Oh are you her? Are you the girl that throws salt in her own game? Are you the one that thinks this relationship is just ‘too good to be true’? Do you test the limits of that poor guy seeing at what point he’ll break and just give up? Well if you’re her, I have something to say you. Stop it, just stop it now.
Once upon a time I was a self-saboteur it’s almost like a compulsion and many folks didn’t pass my ‘tests’. But I did it anyway out of habit and fear. As a young woman the best I could say about my experience with relationships was that I was a tad bit dippy, stupid, and definitely inexperienced. Many black women especially those who have just dealt with black men all their lives are used to the half-assed relationship. Now this isn’t to say you can’t do half-ass with a white boy cause you can and I have. But having a bad experience doesn’t suddenly give you the right to sabotage every possible functional relationship you may have. People self-sabotage for different reasons some folks want to test to see if the person is willing to make an effort, some want confirm their fear that the person will leave them at the drop of a hat and they usually confirm it. Some just can’t believe something so good would come to them and they don’t deserve it anyway. Whatever the reason self-sabotage is not the way to function. As well as relationships, people who are self-saboteurs also will sabotage careers, educations and just life in general.

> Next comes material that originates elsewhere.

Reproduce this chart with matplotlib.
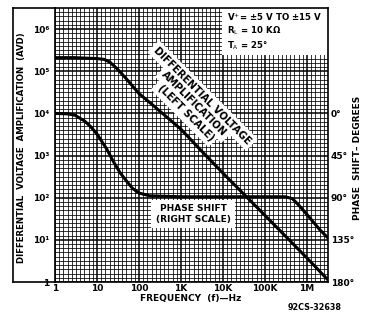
import numpy as np
import matplotlib
matplotlib.use("Agg")
import matplotlib.pyplot as plt
from matplotlib.lines import Line2D
from matplotlib.patches import Rectangle

# ---- data ----
freq_ticks = [1, 10, 100, 1e3, 1e4, 1e5, 1e6]
freq_tick_labels = ["1", "10", "100", "1K", "10K", "100K", "1M"]
gain_ticks = [1, 10, 1e2, 1e3, 1e4, 1e5, 1e6]
gain_tick_labels = ["1", "10¹", "10²", "10³", "10⁴", "10⁵", "10⁶"]
phase_ticks = [0, 45, 90, 135, 180]
phase_tick_labels = ["0°", "45°", "90°", "135°", "180°"]

gain_freq = [1, 3, 5, 10, 15, 20, 30, 50, 100, 200, 500, 1e3, 3e3, 1e4, 1e5, 1e6, 3.16e6]
gain_vals = [2.1e5, 2.1e5, 2.05e5, 2.0e5, 1.9e5, 1.66e5, 1.15e5, 6.6e4, 2.95e4,
             1.66e4, 7.6e3, 4.2e3, 1.32e3, 380, 38, 3.7, 1.12]

phase_freq = [1, 2, 3, 5, 7, 10, 17, 25, 35, 50, 70, 100, 180, 1e3, 1e4, 1e5,
              3e5, 4.5e5, 7e5, 1e6, 2e6, 3.16e6]
phase_vals = [0, 0.5, 2, 8, 14, 22, 38, 52, 63, 72, 80, 85, 88, 89, 89, 89,
              89, 91, 100, 108, 124, 133]

diag_lines = ["DIFFERENTIAL VOLTAGE", "AMPLIFICATION", "(LEFT SCALE)"]

FONT = "DejaVu Sans"
plt.rcParams["font.family"] = [FONT]

W, H = 370, 312
fig = plt.figure(figsize=(W / 100, H / 100), dpi=100)
L, R, T, B = 55, 328, 8, 282
ax = fig.add_axes([L / W, 1 - B / H, (R - L) / W, (B - T) / H])
ax.set_xscale("log")
ax.set_yscale("log")
top = 10 ** 6.5
ax.set_xlim(1, top)
ax.set_ylim(1, top)
ax.set_axisbelow(True)

ax.set_xticks(freq_ticks)
ax.set_xticklabels(freq_tick_labels, fontsize=6.5, fontweight="bold")
ax.set_yticks(gain_ticks)
ax.set_yticklabels(gain_tick_labels, fontsize=6.5, fontweight="bold")
ax.set_xticks(10 ** np.arange(0, 6.5, 0.1), minor=True)
ax.set_yticks(10 ** np.arange(0, 6.5, 0.1), minor=True)
ax.xaxis.set_minor_formatter(plt.NullFormatter())
ax.yaxis.set_minor_formatter(plt.NullFormatter())
ax.tick_params(which="both", length=0)
ax.tick_params(axis="x", pad=1.5)
ax.tick_params(axis="y", pad=4)
ax.grid(which="minor", color="black", lw=0.55)
ax.grid(which="major", color="black", lw=1.1)
for s in ax.spines.values():
    s.set_linewidth(1.2)

# white spec box
ax.add_patch(Rectangle(((222 - L) / (R - L), (B - 55) / (B - T)),
                       1 - (222 - L) / (R - L), (55 - T) / (B - T),
                       transform=ax.transAxes, facecolor="white", edgecolor="none", zorder=1))
ax.plot(gain_freq, gain_vals, color="black", lw=2.2, zorder=3, solid_capstyle="butt")

ax2 = ax.twinx()
ax2.set_ylim(180, 180 - 45 * 6.5)
ax2.set_yticks(phase_ticks)
ax2.set_yticklabels(phase_tick_labels, fontsize=6.5, fontweight="bold")
ax2.tick_params(length=0, pad=2)
for s in ax2.spines.values():
    s.set_visible(False)
ax2.plot(phase_freq, phase_vals, color="black", lw=2.2, zorder=3)

def axfrac(px, py):
    return (px - L) / (R - L), (B - py) / (B - T)

# spec text
x0, y0 = axfrac(227, 11)
ax2.text(x0, y0, "V$^{+}$= ±5 V TO ±15 V\nR$_{\\mathrm{L}}$ = 10 KΩ\nT$_{\\mathrm{A}}$ = 25°",
         transform=ax.transAxes, fontsize=6.2, fontweight="bold", va="top", ha="left",
         linespacing=1.25, zorder=5)

# diagonal label: white bands first, then the text lines on top
c2 = np.array([194.0, 104.0])
perp = np.array([-1.0, 1.0]) / np.sqrt(2)
for i, line in enumerate(diag_lines):
    px, py = c2 + (i - 1) * 12.0 * perp
    cx, cy = axfrac(px, py)
    kw = dict(transform=ax.transAxes, fontsize=7.2, fontweight="bold", rotation=-45,
              ha="center", va="center", rotation_mode="anchor")
    ax2.text(cx, cy, line, color="none", zorder=4,
             bbox=dict(facecolor="white", edgecolor="none", pad=2.4), **kw)
    ax2.text(cx, cy, line, color="black", zorder=5, **kw)

# phase label
cx, cy = axfrac(193, 214)
ax2.text(cx, cy, "PHASE SHIFT\n(RIGHT SCALE)", transform=ax.transAxes,
         fontsize=6.5, fontweight="bold", ha="center", va="center",
         multialignment="center", linespacing=1.3, zorder=5,
         bbox=dict(facecolor="white", edgecolor="none", pad=3))

# axis labels
fig.text(22 / W, 1 - 148 / H, "DIFFERENTIAL  VOLTAGE  AMPLIFICATION  (AVD)", rotation=90,
         ha="center", va="center", fontsize=6.2, fontweight="bold")
fig.text(357 / W, 1 - 158 / H, "PHASE  SHIFT– DEGREES", rotation=90,
         ha="center", va="center", fontsize=6.5, fontweight="bold")
fig.text(191 / W, 1 - 299 / H, "FREQUENCY  (f)—Hz", ha="center", va="center",
         fontsize=6.5, fontweight="bold")
fig.text(315 / W, 1 - 307 / H, "92CS-32638", ha="center", va="center",
         fontsize=5.8, fontweight="bold")

# left frame around the y label
fx0 = 13 / W
fig.add_artist(Line2D([fx0, fx0], [1 - B / H, 1 - T / H], color="black", lw=1.2))
fig.add_artist(Line2D([fx0, L / W], [1 - B / H, 1 - B / H], color="black", lw=1.2))
fig.add_artist(Line2D([fx0, L / W], [1 - T / H, 1 - T / H], color="black", lw=1.2))

fig.savefig("out.png", dpi=100)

Why would someone do this to themselves you ask? It’s hard to know and since I’m not a therapist I’ll try not to guess. I must say in my younger days I used to do it as a way to test people I was involved with, I usually proved myself right. If you push people away hard enough, yes they do eventually give up and move on. Why wouldn’t they, why would anyone stay to try to prove something you don’t believe yourself. Self-sabotage is destructive and unneeded. I know it’s hard for some black women to get that, yes there is this nice non-black man that loves you and wants to spend his life making you happy in whatever way possible and yes you deserve it. I know the black community and some black men have been feeding you lies, telling you that you’re not worthy but that’s what it is, a lie. You can be happy, productive, in a good relationship that nourishes you with someone who treasures you. It’s possible, I got it and I say this always I am not some special case. I know of many black women who have what I have it.

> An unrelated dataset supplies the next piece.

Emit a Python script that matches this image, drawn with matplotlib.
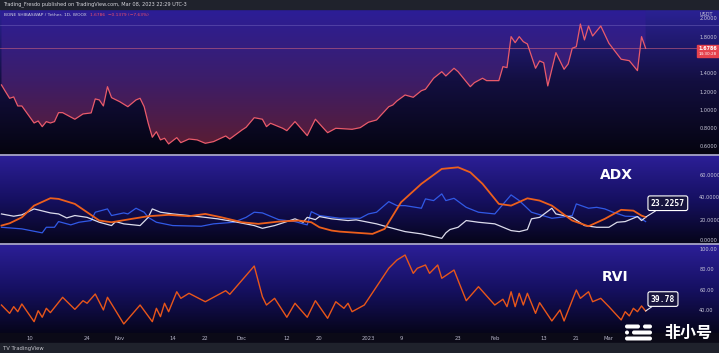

You deserve the absolute best for you, whatever that is. Stop sabotaging your relationships. I know many black women are reticent to believe that a non-black man would find them attractive, want to date them or especially want to marry them. I am not implying that all non-black men you meet will be the one for you but to not believe that you are deserving of love and respect of any man is just crazy. Stop trying to make humans jump through hoops of fire like dogs, yes a man must prove himself but he shouldn’t have to prove himself over and over and over again, ad nauseum, infinitum. Relax and let yourself be loved, it’s a wonderful feeling I can assure you.